Nutritional relapse

Suffering a junk food relapse can be one of the most demoralising things to happen when you are in the middle of training. I’m sure we’ve all had one at some point. You spend months meticulously planning what food you buy, how you prepare it and when you eat it, only to feel as if all that work has been undone by sitting on the sofa and working your way through as much chocolate, crisps and whatever else you can find. 

The idea that this blog tries to promote is that living a healthy lifestyle is all about identifying the habits that are not contributing positively and trying to replace them with ones that are. So you might find yourself having a couple of beers or a few glasses of wine every night when you get in from work, which we all know isn’t the best idea if you are doing it everyday. The idea is that you try to cut down, not by stopping altogether, but by replacing it with a more positive habit.

This can be a whole different story in practice. Trying to cut out a genuine habit can be one of the hardest things you ever have to do. It can be something as detrimental to your health as smoking, or just something that you have decided it is time to stop, like biting your nails for example. The point is that any habit is hard to break.

So what do we do if we do relapse and find ourselves deep within the fridge in the early hours of the morning. Clearly the best solution is to try and avoid that happening in the first place and there are number of things we can do to make that happen. So for example, you can allow yourself fairly regular cheat meals that make you feel as though you are getting away with being a little bit naughty, avoiding the need for you to go crazy.

The truth is that most people, when they give up any habit, almost always fall back into it at some point. Look at the most extreme cases, it’s rare to find an alcoholic, a drug addict or a smoker who has kicked the habit and never gone back after the first attempt. Clearly that is a slightly different situation but the underlying premise remains. So the point is you don’t have to beat yourself up about it if you do have a meal that doesn’t quite fit in with your planned nutrition for that day!

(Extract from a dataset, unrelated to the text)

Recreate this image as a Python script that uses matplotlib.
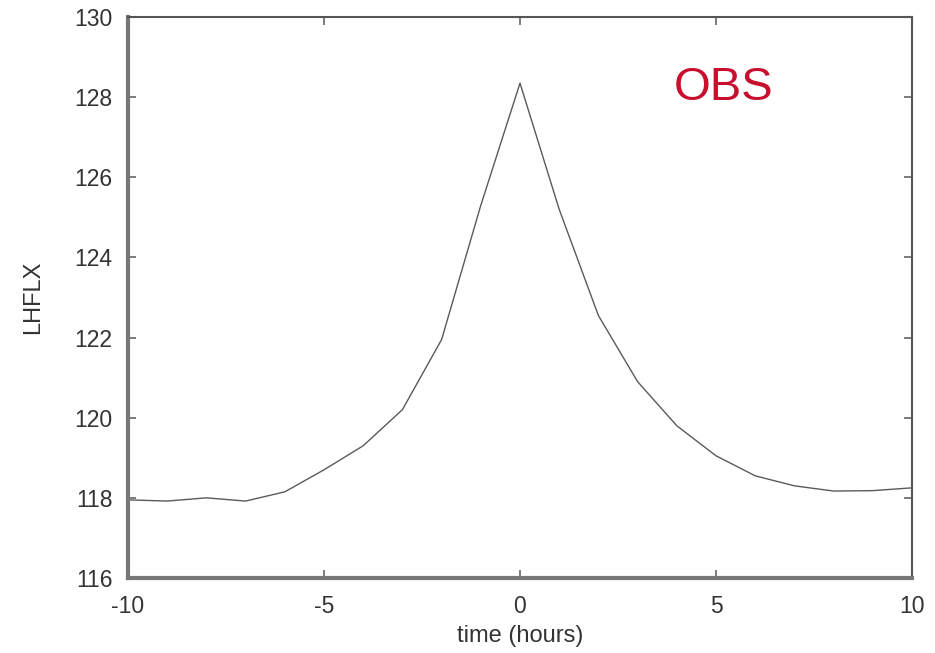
import matplotlib
matplotlib.use("Agg")
import matplotlib.pyplot as plt

plt.rcParams['font.family'] = ['Liberation Sans', 'DejaVu Sans']

# hours relative to event, and composite latent heat flux (OBS)
hours = [-10, -9, -8, -7, -6, -5, -4, -3, -2, -1, 0,
         1, 2, 3, 4, 5, 6, 7, 8, 9, 10]
lhflx = [117.95, 117.92, 118.0, 117.92, 118.15, 118.7, 119.3, 120.2, 121.95, 125.3, 128.35,
         125.2, 122.55, 120.9, 119.8, 119.05, 118.55, 118.3, 118.17, 118.18, 118.25]

xticks = [-10, -5, 0, 5, 10]
yticks = [116, 118, 120, 122, 124, 126, 128, 130]

fig = plt.figure(figsize=(9.35, 6.53), dpi=100)
ax = fig.add_axes([128 / 935, 1 - 578 / 653, (912 - 128) / 935, (578 - 17) / 653])

ax.plot(hours, lhflx, color="#5a5a5a", linewidth=1.0)

ax.set_xlim(-10, 10)
ax.set_ylim(116, 130)
ax.set_xticks(xticks)
ax.set_yticks(yticks)
ax.set_xticklabels([str(t) for t in xticks])

ax.tick_params(direction="in", length=6, width=1.2, color="#666666",
               top=True, right=True, labelsize=16.5, labelcolor="#333333")
ax.tick_params(axis="x", pad=12)
ax.tick_params(axis="y", pad=11)

for side in ["left", "bottom"]:
    ax.spines[side].set_linewidth(3)
    ax.spines[side].set_color("#777777")
for side in ["top", "right"]:
    ax.spines[side].set_linewidth(1.5)
    ax.spines[side].set_color("#555555")

ax.set_xlabel("time (hours)", fontsize=17, color="#333333", labelpad=5)
ax.set_ylabel("LHFLX", fontsize=17, color="#333333", labelpad=22)

ax.text(0.76, 0.873, "OBS", transform=ax.transAxes, fontsize=34,
        color="#c8102e", ha="center", va="center")

fig.savefig("out.png", dpi=100)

This all ties in with the mindset that you are trying to develop. One of the main reasons why people relapse into poor nutrition is because they let their negative feelings get the better of them and they start to tell themselves that they can’t do it and that they are wasting their time. That sort of ‘what’s the point!?’ mentality is fairly common and ends up with a binge.

In some ways, a poor nutritional relapse that takes the form of a one night binge can be better than the odd bad decision. If you go crazy one night the chances are that you will wake up the next day riddled with guilt and feeling terrible for jeopardising all the good work that you have been doing. But if over time you are just slowly regressing back to your old ways, you are subliminally installing the bad habits that you worked so hard to get rid of. So don’t think, “oh, it’s just one chocolate bar a night” because eventually it always becomes so much more.

It’s only natural that you will want to have a night eating foods that you know are doing absolutely nothing to contribute towards your success. The important thing to remember is not to beat yourself up about it, but use the guilt that you feel after a relapse to encourage you not to make the same mistakes again in the future.